[Saved data entries]
========
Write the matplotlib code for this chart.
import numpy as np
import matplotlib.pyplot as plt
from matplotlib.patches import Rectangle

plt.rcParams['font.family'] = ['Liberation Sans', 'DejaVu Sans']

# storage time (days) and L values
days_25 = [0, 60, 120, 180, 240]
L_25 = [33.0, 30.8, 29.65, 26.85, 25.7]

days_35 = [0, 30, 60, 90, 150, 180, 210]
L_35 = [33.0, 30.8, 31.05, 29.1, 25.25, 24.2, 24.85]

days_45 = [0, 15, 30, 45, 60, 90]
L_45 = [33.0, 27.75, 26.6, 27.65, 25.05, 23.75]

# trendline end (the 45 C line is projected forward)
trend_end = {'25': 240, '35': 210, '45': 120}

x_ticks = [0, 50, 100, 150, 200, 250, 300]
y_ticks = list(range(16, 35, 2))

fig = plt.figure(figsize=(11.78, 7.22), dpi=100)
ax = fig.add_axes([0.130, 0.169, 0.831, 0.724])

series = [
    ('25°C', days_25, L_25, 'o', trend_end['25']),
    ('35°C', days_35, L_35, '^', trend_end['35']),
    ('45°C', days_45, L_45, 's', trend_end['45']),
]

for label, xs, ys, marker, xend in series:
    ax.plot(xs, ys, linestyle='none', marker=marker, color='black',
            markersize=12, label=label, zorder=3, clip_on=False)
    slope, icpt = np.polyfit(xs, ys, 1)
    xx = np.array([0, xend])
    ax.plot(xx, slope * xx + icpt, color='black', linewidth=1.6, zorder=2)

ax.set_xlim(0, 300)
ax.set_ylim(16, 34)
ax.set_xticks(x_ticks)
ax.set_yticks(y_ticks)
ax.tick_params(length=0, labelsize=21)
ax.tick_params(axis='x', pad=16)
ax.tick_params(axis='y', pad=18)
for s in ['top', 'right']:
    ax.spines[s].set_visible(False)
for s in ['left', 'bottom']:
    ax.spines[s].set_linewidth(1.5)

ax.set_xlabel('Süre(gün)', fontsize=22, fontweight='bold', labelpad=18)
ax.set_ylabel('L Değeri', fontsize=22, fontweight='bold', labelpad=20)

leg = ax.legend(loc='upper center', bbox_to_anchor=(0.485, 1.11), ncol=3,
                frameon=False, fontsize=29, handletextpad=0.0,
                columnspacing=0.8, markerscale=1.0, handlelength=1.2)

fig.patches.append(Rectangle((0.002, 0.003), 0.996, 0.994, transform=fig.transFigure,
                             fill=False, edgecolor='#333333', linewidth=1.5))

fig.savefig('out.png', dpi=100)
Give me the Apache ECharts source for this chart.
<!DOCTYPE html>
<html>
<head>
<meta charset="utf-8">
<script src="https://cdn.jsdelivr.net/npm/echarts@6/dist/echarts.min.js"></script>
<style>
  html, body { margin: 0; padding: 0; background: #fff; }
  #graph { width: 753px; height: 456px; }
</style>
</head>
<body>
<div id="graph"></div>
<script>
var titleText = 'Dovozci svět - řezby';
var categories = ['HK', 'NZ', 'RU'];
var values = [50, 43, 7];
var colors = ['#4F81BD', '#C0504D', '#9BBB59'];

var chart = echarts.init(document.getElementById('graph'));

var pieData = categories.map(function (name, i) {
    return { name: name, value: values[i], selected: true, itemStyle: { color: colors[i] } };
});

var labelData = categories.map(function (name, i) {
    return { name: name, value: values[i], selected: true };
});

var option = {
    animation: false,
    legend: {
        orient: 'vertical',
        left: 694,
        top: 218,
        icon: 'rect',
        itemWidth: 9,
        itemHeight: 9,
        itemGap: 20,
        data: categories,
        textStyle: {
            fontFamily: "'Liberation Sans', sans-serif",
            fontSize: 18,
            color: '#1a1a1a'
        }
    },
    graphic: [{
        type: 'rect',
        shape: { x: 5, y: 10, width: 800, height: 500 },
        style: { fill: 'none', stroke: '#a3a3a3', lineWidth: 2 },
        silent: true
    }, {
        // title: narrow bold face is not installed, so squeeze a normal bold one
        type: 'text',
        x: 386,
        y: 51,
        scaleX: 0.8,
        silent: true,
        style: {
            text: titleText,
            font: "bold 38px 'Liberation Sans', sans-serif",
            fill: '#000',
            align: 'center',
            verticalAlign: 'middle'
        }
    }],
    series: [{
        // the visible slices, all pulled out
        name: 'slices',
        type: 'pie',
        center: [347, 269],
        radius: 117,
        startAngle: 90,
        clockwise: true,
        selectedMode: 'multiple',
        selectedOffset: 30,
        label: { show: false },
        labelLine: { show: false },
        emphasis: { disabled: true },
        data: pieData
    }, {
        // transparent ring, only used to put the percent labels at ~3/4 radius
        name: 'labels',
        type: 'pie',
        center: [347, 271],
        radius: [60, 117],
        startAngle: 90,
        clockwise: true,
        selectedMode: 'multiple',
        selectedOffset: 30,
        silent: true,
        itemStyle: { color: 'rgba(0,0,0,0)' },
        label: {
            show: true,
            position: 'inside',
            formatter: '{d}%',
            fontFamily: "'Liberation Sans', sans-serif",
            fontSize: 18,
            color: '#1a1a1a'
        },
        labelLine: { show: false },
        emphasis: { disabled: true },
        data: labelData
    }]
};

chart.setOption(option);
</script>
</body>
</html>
========
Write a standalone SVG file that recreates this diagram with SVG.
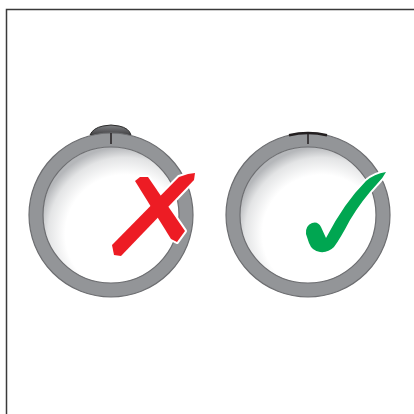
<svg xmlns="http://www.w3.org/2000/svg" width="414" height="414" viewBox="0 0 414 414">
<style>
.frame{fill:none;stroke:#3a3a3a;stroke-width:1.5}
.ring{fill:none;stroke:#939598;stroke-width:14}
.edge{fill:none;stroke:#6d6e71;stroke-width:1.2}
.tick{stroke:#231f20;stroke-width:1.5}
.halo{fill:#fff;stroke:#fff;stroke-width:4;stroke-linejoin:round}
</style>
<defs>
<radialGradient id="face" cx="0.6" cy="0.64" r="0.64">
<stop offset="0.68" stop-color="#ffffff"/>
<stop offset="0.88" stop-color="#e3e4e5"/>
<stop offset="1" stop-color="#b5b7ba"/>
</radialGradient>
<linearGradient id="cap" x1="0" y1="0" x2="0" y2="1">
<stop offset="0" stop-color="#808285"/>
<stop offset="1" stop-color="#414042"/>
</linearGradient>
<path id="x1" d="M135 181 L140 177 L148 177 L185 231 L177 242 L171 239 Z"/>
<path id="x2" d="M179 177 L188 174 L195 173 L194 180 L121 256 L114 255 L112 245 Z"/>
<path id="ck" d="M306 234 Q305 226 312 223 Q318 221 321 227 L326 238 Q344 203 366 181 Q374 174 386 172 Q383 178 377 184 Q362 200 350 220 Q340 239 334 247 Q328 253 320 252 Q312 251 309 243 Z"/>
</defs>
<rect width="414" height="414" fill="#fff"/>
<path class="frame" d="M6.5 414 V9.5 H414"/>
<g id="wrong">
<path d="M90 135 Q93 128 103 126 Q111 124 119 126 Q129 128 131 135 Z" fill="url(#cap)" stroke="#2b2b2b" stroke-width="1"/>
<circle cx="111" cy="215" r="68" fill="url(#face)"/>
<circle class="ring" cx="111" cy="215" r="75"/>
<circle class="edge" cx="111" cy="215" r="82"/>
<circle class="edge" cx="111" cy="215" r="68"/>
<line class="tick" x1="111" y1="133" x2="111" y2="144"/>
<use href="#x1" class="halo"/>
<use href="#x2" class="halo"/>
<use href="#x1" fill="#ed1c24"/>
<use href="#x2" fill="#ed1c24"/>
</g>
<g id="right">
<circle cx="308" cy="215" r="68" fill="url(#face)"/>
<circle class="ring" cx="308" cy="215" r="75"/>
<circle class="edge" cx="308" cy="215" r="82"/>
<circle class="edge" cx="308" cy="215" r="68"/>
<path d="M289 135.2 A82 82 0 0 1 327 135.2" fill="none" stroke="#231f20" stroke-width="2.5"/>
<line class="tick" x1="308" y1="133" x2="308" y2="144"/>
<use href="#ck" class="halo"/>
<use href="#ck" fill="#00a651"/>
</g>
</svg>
========
__EXERCISE INSTRUCTIONS__: Above are entries; state the number of lines among them that contain "this", and nothing else.

__RESULT OF THE EXERCISE__: 3